There are songs about unhealthy relationships that women sing as well. Pink’s song “Please Don’t Leave Me” is about an abusive, destructive, co-dependent relationship, as shown in these lyrics:
How did I become so obnoxious?
What is it with you that makes me act like this?
I’ve never been this nasty
Can’t you tell that this is all just a contest?
The one that wins will be the one that hits the hardest
But baby I don’t mean it
I mean it, I promise
Another popular song that has been on the radio is Meghan Trainor’s “All About That Bass”, which isn’t directly about relationships, but about liking your body because a boy will like it too. It sounds a bit like a mixed message: you’re supposed to love yourself for someone else’s pleasure.

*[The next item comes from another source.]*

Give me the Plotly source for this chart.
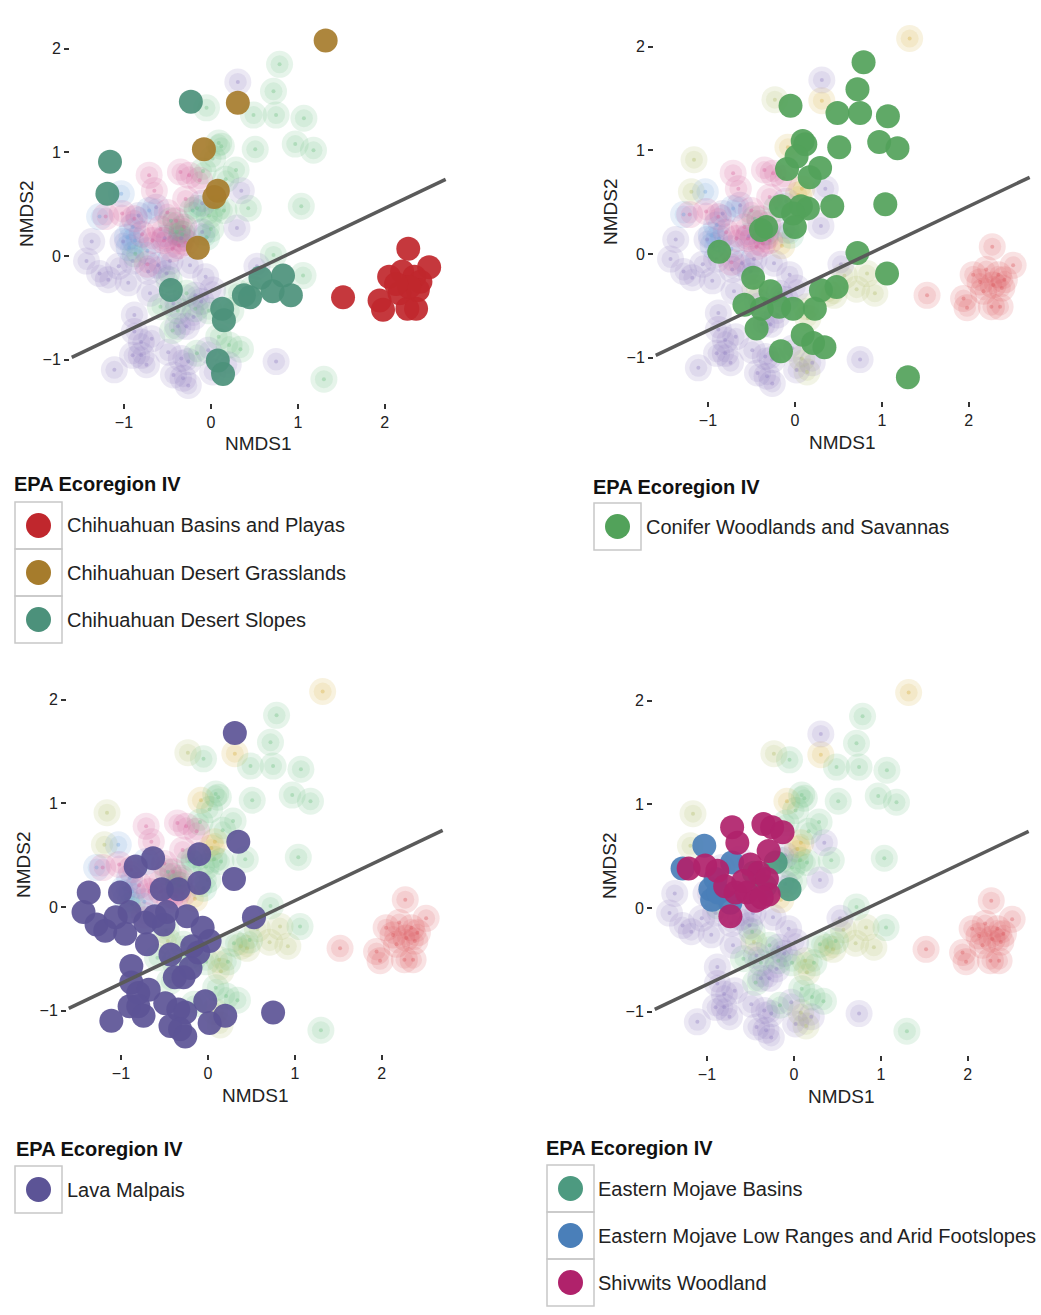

How Artists Can Influence a Change in Culture
Music is supposed to draw a person in, and invite you to feel the emotion that the person was expressing while writing that song. Yes, being sexual is human nature, but there has to be a way to send the message that it’s okay to see someone as being sexy but not objectifying their bodies. There also has to be a better way to show relationships as a partnership, instead of creepy, obsessive, and abusive. Teens are smart, and if they talk to an adult about what they hear in these songs, perhaps a dialogue can be started about what they are looking for in a partner when they start to date. President Obama urged the music community to join the movement to end domestic violence and sexual assault. We hope the music community as well as all of you will follow his lead and take the pledge to educate and create society free of domestic violence and sexual assault.